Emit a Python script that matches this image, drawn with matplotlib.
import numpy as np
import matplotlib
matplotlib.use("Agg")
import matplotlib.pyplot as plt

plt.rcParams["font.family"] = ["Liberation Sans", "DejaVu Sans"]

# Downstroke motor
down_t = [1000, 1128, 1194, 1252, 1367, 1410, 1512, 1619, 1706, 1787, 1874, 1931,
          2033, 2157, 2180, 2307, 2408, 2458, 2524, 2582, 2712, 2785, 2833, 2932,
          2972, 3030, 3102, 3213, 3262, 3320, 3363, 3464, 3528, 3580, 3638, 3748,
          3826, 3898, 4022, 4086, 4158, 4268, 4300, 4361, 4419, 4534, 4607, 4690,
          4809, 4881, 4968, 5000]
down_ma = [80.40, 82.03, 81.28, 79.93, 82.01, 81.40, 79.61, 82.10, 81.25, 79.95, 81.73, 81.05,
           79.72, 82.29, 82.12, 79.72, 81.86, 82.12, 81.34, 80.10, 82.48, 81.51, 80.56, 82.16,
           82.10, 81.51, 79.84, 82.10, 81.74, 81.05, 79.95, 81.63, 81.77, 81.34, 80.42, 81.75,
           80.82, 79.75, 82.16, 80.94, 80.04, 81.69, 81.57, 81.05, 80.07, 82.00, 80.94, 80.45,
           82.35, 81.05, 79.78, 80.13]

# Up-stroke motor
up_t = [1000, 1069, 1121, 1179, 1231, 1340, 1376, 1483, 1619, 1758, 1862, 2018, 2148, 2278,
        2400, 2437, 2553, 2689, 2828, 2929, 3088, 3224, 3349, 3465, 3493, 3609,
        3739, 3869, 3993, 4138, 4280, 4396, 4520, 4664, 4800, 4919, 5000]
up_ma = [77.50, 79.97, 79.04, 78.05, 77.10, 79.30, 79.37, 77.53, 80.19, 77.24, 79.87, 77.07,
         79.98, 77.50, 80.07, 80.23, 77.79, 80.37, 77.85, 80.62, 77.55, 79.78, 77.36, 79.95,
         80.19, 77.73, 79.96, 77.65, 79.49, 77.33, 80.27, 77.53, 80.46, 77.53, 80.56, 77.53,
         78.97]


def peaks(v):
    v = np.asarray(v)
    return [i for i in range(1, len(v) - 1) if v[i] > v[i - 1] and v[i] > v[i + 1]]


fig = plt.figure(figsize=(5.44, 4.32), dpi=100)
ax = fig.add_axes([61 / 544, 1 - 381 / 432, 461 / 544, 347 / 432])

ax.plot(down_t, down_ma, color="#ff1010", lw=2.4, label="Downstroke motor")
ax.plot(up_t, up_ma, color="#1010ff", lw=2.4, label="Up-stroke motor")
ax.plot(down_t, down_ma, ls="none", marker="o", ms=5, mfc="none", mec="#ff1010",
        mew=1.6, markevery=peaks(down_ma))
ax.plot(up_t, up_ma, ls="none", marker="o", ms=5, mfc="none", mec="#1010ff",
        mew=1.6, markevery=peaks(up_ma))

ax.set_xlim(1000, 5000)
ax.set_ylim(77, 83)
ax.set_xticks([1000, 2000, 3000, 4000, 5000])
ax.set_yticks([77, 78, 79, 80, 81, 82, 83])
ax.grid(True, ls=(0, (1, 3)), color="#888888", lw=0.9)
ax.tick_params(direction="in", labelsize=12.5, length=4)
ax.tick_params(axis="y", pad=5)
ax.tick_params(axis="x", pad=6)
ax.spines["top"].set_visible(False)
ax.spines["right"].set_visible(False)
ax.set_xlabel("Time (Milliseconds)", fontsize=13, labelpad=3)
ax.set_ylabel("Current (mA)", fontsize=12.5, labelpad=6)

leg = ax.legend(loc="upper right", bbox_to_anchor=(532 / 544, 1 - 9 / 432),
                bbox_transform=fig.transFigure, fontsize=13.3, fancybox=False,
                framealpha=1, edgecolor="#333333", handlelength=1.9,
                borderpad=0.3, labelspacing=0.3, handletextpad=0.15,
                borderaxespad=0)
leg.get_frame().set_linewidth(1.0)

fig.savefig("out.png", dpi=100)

==========

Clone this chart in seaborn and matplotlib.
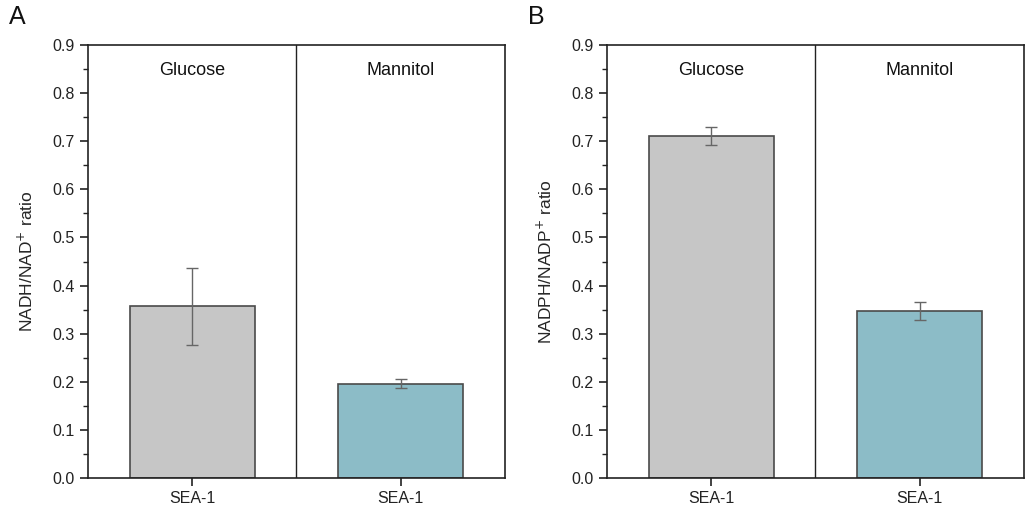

==========

**Exercise goal**
Where a line of the entries contains the word "this", copy that line.

**Expected answer**
Emit a Python script that matches this image, drawn with matplotlib.
Clone this chart in seaborn and matplotlib.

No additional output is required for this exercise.